*DATA EXTRACT:*
※
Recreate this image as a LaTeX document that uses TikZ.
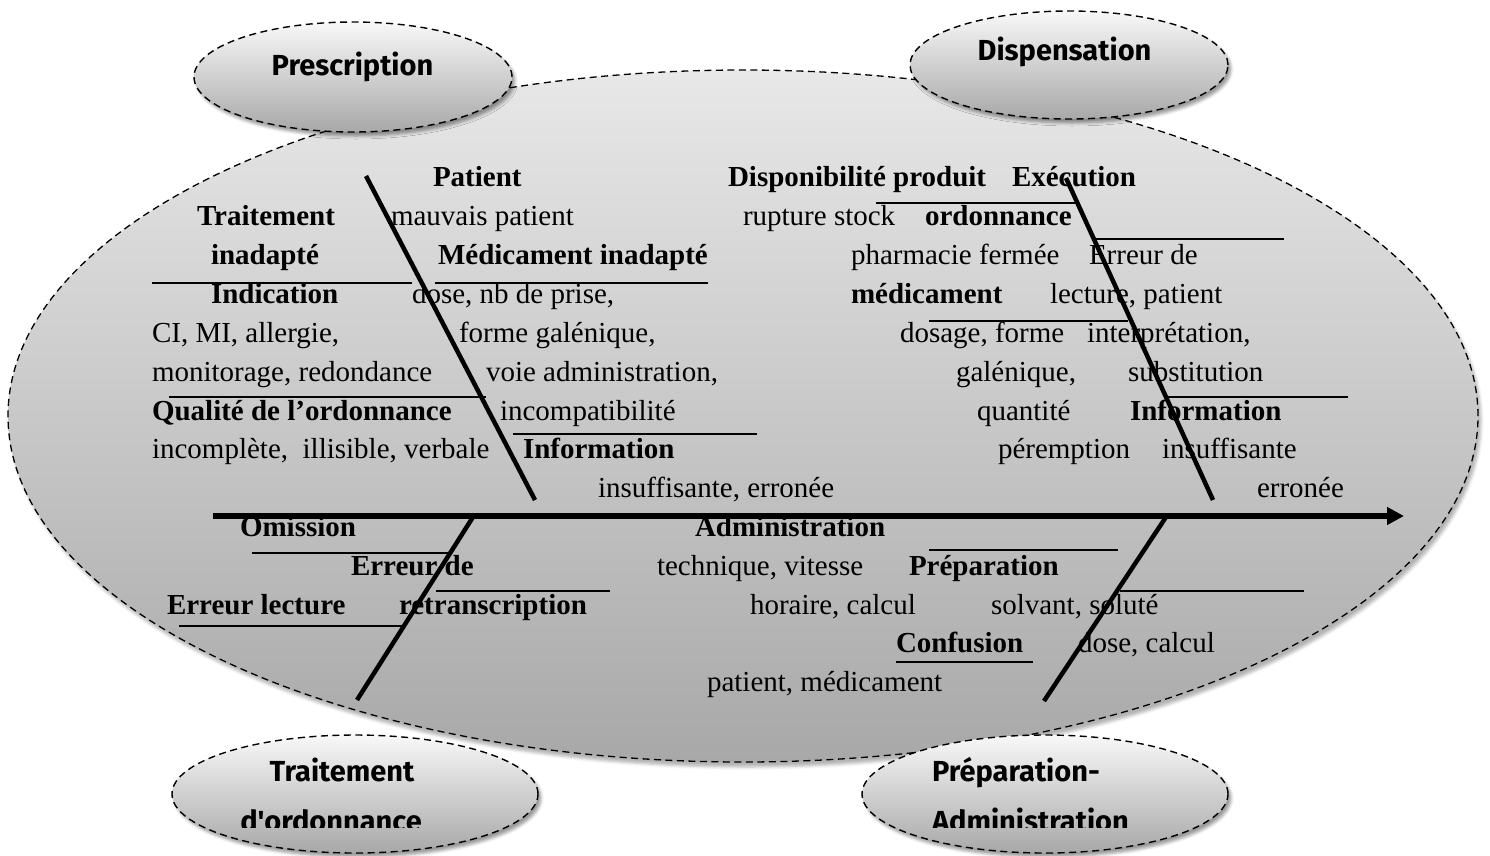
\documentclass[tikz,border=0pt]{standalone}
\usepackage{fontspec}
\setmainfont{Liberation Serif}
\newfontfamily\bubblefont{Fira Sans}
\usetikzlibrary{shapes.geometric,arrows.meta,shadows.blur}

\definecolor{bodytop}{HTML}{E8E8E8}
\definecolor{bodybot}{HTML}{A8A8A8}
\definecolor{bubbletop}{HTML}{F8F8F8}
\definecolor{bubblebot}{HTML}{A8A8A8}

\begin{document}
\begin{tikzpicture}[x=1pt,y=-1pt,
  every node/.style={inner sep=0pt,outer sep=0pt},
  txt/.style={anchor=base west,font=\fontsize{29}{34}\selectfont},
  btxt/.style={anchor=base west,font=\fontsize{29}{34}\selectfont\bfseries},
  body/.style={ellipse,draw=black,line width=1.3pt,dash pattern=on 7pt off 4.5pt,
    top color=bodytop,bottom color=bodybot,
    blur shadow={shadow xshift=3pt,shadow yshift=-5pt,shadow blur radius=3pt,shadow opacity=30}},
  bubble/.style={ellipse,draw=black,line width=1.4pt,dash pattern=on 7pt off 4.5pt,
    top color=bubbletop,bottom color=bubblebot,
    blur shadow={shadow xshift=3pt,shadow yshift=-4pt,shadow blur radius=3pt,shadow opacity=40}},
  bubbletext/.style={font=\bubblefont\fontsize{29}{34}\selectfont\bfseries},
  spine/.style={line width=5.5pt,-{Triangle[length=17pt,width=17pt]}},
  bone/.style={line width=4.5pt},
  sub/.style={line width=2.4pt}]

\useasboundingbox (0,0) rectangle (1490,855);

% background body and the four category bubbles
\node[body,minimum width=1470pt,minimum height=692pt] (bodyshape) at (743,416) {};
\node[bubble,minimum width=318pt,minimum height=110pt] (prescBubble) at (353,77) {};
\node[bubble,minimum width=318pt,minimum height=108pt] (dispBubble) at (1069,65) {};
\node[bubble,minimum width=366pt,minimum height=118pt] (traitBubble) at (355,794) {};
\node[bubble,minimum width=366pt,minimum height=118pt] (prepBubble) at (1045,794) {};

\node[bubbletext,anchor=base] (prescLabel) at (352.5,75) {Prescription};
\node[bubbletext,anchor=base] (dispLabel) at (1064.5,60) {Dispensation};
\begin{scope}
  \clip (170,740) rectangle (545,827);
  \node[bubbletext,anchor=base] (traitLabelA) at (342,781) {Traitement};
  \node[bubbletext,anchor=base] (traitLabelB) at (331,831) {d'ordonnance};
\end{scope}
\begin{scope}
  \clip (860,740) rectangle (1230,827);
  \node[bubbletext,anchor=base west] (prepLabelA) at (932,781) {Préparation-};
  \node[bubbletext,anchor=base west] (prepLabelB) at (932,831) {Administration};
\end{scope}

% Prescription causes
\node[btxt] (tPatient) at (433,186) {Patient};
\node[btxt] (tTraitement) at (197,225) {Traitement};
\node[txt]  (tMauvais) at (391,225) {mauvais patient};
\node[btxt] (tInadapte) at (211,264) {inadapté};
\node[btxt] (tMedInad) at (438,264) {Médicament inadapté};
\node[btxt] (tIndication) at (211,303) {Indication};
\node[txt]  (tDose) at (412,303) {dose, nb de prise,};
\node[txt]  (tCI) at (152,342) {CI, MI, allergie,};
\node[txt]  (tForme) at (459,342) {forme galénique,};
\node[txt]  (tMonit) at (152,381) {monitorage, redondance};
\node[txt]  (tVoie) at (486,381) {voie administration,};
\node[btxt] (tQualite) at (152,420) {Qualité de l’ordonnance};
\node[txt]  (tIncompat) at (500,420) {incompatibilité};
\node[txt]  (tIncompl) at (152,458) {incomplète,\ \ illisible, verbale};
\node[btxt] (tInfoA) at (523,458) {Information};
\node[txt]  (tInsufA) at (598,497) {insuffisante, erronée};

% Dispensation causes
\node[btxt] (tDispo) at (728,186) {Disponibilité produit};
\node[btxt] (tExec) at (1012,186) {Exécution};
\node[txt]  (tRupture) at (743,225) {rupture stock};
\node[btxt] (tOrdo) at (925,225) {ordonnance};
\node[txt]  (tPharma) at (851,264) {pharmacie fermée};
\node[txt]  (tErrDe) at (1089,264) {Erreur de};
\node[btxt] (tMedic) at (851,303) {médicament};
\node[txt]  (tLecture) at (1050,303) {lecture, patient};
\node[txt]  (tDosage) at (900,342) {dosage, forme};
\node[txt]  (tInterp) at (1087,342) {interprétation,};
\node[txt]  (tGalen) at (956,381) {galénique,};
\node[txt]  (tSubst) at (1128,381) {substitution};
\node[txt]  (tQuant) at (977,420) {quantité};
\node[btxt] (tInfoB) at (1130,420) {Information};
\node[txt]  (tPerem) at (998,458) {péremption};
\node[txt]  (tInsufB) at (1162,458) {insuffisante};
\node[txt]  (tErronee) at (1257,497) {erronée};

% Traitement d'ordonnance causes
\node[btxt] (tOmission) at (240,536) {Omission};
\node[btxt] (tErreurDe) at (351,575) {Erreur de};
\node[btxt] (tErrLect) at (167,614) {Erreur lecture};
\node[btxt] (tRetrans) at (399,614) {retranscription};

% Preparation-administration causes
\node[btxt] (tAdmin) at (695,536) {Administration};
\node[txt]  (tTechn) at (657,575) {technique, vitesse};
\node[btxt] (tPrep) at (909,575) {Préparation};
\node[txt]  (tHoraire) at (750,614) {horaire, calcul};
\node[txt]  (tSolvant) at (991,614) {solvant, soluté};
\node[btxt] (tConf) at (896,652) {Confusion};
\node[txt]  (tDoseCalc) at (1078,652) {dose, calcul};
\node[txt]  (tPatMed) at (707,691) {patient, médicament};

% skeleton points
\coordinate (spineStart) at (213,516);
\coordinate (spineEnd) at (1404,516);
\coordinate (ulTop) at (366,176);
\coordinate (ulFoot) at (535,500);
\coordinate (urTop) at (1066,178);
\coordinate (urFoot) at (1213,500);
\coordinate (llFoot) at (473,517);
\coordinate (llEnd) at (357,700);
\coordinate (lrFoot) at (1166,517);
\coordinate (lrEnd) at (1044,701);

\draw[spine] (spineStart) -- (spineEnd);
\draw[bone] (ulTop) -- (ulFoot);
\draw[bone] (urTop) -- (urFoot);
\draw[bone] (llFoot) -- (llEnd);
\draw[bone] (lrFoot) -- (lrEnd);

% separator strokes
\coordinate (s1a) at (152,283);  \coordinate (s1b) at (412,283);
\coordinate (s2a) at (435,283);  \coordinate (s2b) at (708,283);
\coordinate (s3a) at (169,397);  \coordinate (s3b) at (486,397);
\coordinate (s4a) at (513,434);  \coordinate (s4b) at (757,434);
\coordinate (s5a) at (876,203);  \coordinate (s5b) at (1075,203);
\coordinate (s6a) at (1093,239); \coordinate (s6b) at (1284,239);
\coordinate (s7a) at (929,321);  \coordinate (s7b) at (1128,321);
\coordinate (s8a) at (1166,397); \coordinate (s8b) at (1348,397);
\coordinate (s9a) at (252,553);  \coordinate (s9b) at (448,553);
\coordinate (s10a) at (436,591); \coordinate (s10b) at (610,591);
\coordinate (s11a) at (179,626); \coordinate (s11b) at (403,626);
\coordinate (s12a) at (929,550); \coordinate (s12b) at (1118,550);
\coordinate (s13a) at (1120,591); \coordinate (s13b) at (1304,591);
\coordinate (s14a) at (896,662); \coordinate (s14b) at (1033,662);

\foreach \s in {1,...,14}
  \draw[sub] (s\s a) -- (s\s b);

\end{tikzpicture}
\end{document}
※
*WHAT IS REQUIRED:* Write out again, exactly, the lines from the start of the listing up to the line containing "width=366pt,minimum height=118pt] (prepBubble)", with both ends and without pictures.

*WRITTEN SOLUTION:*
Recreate this image as a LaTeX document that uses TikZ.
\documentclass[tikz,border=0pt]{standalone}
\usepackage{fontspec}
\setmainfont{Liberation Serif}
\newfontfamily\bubblefont{Fira Sans}
\usetikzlibrary{shapes.geometric,arrows.meta,shadows.blur}

\definecolor{bodytop}{HTML}{E8E8E8}
\definecolor{bodybot}{HTML}{A8A8A8}
\definecolor{bubbletop}{HTML}{F8F8F8}
\definecolor{bubblebot}{HTML}{A8A8A8}

\begin{document}
\begin{tikzpicture}[x=1pt,y=-1pt,
  every node/.style={inner sep=0pt,outer sep=0pt},
  txt/.style={anchor=base west,font=\fontsize{29}{34}\selectfont},
  btxt/.style={anchor=base west,font=\fontsize{29}{34}\selectfont\bfseries},
  body/.style={ellipse,draw=black,line width=1.3pt,dash pattern=on 7pt off 4.5pt,
    top color=bodytop,bottom color=bodybot,
    blur shadow={shadow xshift=3pt,shadow yshift=-5pt,shadow blur radius=3pt,shadow opacity=30}},
  bubble/.style={ellipse,draw=black,line width=1.4pt,dash pattern=on 7pt off 4.5pt,
    top color=bubbletop,bottom color=bubblebot,
    blur shadow={shadow xshift=3pt,shadow yshift=-4pt,shadow blur radius=3pt,shadow opacity=40}},
  bubbletext/.style={font=\bubblefont\fontsize{29}{34}\selectfont\bfseries},
  spine/.style={line width=5.5pt,-{Triangle[length=17pt,width=17pt]}},
  bone/.style={line width=4.5pt},
  sub/.style={line width=2.4pt}]

\useasboundingbox (0,0) rectangle (1490,855);

% background body and the four category bubbles
\node[body,minimum width=1470pt,minimum height=692pt] (bodyshape) at (743,416) {};
\node[bubble,minimum width=318pt,minimum height=110pt] (prescBubble) at (353,77) {};
\node[bubble,minimum width=318pt,minimum height=108pt] (dispBubble) at (1069,65) {};
\node[bubble,minimum width=366pt,minimum height=118pt] (traitBubble) at (355,794) {};
\node[bubble,minimum width=366pt,minimum height=118pt] (prepBubble) at (1045,794) {};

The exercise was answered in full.